__Dataset__

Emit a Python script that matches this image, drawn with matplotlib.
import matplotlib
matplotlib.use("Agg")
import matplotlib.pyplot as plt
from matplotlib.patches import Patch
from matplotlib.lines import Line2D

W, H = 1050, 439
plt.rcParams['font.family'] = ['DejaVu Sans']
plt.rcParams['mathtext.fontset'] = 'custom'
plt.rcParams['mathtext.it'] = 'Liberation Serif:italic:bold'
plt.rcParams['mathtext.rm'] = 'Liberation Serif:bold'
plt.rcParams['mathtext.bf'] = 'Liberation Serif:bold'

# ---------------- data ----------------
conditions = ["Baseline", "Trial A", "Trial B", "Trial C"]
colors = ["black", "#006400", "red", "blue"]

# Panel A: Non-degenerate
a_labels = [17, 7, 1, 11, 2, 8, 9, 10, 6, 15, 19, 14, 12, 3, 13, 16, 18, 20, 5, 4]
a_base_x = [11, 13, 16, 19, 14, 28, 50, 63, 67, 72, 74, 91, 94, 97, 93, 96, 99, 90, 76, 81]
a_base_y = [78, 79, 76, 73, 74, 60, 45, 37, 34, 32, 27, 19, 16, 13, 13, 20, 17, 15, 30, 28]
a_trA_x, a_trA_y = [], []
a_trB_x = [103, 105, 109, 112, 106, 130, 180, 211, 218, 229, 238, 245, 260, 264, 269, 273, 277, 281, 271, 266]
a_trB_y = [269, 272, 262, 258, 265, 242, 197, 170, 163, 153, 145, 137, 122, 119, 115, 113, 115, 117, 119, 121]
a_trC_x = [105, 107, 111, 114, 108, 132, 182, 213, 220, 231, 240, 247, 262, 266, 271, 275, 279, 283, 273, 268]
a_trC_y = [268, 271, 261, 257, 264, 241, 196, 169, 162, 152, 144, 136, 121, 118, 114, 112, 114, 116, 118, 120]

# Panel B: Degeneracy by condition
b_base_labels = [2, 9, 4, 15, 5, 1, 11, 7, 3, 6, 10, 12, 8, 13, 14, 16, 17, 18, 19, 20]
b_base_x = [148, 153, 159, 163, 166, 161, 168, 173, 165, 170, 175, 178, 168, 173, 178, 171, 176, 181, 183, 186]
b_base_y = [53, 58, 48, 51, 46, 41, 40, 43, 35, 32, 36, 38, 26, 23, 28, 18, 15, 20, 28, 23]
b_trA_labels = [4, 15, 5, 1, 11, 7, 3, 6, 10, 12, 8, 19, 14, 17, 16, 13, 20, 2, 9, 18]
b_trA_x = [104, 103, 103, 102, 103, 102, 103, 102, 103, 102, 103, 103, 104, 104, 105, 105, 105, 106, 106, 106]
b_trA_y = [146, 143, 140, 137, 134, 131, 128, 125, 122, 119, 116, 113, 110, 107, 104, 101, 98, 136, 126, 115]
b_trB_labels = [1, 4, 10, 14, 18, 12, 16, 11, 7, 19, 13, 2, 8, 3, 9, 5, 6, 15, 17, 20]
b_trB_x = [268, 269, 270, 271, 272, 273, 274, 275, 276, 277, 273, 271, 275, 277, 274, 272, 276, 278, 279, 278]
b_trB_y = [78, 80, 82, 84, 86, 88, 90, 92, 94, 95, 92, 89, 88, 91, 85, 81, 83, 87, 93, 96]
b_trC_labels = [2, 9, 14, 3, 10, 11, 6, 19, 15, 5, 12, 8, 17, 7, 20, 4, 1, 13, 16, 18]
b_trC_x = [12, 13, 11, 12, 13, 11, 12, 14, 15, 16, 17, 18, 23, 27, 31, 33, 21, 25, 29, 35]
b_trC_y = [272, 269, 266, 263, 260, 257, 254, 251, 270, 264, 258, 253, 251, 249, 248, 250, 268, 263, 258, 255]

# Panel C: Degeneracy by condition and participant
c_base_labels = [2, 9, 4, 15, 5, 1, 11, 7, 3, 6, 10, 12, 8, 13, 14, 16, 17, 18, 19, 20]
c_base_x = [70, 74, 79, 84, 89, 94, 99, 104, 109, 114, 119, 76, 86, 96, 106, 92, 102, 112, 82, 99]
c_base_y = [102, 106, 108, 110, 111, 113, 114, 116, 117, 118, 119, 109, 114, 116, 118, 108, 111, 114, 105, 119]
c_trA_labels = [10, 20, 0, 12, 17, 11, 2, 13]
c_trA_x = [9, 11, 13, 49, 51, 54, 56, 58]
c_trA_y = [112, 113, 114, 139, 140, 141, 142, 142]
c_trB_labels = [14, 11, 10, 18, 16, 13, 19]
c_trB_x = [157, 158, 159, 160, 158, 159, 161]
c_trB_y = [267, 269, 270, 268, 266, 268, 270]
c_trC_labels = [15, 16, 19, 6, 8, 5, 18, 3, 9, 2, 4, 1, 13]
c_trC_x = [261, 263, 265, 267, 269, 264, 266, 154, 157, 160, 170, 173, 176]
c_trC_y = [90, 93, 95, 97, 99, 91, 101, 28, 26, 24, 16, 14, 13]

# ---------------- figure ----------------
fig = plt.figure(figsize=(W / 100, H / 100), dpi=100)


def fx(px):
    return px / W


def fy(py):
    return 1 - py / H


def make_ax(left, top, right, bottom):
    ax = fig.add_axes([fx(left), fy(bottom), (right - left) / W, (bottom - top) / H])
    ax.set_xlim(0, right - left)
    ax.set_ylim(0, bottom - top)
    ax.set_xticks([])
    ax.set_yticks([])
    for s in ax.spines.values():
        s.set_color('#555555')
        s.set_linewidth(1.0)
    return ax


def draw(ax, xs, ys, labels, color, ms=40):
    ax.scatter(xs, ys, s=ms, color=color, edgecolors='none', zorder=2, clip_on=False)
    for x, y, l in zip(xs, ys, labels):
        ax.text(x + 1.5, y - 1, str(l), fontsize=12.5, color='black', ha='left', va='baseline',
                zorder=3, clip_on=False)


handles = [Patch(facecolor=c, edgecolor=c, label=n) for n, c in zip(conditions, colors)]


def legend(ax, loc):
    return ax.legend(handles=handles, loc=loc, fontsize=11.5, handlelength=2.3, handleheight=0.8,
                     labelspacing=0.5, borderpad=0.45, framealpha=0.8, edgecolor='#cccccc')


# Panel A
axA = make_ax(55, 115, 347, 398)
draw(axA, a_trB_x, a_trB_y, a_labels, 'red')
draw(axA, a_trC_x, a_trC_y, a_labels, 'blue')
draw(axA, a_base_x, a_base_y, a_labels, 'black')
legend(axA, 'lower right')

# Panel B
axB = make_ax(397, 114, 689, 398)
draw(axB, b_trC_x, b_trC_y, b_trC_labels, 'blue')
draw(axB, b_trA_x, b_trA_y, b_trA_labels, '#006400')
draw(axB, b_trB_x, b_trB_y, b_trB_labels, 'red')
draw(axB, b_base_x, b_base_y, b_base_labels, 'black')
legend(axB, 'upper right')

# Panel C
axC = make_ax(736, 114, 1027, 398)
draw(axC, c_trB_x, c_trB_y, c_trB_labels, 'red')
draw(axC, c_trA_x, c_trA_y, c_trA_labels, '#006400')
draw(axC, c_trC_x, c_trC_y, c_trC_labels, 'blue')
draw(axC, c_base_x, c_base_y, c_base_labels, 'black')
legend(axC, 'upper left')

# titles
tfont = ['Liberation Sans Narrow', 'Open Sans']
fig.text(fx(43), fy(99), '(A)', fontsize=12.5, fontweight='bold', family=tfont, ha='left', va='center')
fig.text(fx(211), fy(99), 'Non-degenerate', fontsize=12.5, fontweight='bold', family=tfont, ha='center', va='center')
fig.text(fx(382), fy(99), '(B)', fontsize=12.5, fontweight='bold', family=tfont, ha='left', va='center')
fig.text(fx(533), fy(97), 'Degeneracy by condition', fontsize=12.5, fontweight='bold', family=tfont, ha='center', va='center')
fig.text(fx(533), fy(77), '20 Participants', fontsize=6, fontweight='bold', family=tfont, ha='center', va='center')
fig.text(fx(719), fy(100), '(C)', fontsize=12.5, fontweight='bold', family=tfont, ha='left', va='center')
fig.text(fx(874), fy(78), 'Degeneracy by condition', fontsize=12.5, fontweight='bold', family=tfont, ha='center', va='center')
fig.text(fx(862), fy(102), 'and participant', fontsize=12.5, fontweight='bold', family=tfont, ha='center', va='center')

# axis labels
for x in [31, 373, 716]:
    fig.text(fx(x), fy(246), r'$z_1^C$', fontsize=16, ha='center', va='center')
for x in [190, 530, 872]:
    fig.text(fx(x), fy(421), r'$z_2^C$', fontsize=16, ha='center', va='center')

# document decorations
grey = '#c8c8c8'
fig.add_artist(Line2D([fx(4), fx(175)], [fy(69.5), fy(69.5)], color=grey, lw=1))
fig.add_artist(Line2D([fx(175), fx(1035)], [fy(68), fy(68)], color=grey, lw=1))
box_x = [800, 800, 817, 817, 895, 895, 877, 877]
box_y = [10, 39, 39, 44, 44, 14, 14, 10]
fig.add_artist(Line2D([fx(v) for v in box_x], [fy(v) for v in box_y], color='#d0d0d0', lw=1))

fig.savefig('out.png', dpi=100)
* * *
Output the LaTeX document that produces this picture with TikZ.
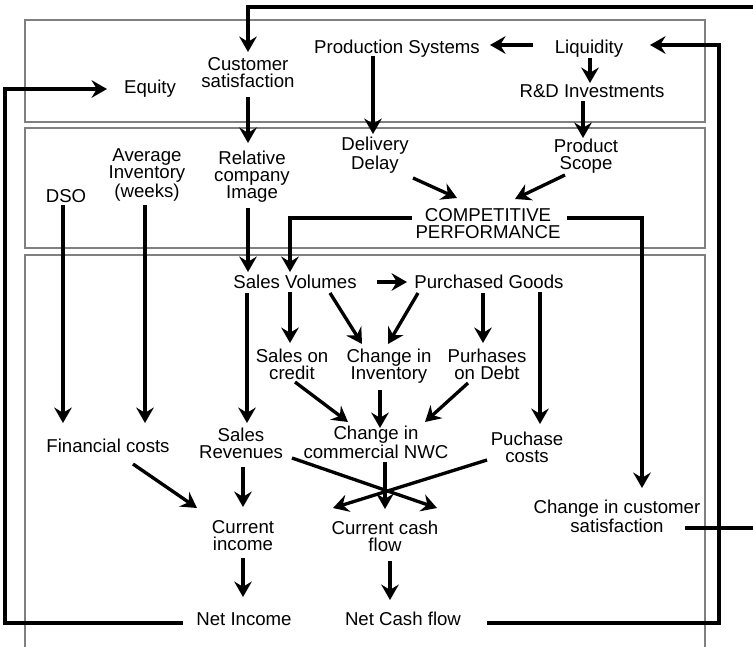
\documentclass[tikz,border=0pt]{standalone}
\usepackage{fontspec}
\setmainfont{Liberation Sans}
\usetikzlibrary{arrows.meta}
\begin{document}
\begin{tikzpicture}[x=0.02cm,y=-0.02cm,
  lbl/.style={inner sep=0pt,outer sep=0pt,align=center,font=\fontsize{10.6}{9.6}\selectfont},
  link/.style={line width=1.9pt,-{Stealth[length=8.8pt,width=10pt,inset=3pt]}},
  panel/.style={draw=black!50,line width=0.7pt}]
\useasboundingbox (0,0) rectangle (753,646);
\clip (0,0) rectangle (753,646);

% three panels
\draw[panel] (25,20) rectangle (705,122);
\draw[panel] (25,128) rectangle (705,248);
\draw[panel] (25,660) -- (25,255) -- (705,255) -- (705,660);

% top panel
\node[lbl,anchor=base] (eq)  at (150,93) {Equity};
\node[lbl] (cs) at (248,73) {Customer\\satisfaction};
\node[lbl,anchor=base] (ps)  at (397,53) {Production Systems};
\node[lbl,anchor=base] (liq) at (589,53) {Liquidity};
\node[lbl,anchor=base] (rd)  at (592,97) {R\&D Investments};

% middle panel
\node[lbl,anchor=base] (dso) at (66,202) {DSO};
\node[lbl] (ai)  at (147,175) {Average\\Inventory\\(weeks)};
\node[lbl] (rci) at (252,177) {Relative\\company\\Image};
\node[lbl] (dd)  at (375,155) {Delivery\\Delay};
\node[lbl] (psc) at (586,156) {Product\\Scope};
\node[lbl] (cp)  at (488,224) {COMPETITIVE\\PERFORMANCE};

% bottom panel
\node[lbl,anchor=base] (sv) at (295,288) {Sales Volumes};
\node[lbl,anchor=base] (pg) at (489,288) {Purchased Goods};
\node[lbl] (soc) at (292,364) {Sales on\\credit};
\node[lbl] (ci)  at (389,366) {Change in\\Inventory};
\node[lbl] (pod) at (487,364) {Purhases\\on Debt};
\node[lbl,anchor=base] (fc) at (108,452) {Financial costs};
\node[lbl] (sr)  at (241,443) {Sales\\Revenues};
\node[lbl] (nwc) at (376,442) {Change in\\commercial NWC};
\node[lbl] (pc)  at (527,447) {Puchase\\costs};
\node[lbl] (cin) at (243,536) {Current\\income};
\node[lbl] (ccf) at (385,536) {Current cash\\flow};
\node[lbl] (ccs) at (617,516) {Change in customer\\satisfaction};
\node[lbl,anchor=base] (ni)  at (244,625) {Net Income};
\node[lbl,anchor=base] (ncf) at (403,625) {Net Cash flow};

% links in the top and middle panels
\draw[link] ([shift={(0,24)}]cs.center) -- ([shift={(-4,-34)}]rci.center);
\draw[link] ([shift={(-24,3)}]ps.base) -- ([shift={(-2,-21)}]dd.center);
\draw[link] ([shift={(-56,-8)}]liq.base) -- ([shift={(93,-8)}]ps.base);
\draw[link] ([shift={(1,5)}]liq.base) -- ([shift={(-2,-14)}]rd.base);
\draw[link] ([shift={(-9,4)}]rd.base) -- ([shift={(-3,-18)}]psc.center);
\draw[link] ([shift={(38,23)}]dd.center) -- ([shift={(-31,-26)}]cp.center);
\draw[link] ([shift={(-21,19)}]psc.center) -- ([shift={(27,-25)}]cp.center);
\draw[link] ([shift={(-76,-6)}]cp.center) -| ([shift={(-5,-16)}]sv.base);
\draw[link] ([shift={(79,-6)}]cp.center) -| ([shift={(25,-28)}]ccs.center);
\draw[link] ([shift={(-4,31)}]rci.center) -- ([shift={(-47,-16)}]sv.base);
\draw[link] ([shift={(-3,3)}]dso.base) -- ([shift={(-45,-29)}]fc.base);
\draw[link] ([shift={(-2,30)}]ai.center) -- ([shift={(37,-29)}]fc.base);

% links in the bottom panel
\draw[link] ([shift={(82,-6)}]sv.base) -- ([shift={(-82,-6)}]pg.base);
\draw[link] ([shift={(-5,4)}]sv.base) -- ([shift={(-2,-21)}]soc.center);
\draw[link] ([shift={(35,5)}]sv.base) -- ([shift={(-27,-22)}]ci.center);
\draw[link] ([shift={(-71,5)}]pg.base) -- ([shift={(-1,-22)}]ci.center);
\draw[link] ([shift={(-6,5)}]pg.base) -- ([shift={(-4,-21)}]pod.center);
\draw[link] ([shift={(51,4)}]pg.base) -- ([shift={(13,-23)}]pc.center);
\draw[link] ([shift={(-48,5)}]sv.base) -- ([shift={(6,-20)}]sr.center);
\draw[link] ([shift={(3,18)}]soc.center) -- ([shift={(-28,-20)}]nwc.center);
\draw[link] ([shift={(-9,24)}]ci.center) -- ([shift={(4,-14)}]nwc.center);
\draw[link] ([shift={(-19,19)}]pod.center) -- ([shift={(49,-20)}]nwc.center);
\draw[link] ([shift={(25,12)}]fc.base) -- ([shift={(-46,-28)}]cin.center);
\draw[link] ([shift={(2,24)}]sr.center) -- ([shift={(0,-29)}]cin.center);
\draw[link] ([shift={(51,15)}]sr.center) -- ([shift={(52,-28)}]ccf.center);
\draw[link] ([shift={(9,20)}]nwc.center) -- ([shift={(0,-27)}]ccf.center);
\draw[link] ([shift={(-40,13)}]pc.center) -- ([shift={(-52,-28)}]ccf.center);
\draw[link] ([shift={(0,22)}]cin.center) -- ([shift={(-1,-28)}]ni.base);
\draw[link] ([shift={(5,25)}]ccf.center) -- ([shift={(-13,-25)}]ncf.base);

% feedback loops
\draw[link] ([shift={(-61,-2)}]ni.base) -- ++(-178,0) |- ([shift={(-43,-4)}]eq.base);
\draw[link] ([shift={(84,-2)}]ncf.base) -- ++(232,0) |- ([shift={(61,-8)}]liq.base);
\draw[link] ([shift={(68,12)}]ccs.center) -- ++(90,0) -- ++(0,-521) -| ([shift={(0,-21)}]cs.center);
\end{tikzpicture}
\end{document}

__What the task requires__
Print exactly the lines from the line with "Emit a Python" to the line with "from matplotlib.lines import Line2D", both included, and nothing else.

__Correct response__
Emit a Python script that matches this image, drawn with matplotlib.
import matplotlib
matplotlib.use("Agg")
import matplotlib.pyplot as plt
from matplotlib.patches import Patch
from matplotlib.lines import Line2D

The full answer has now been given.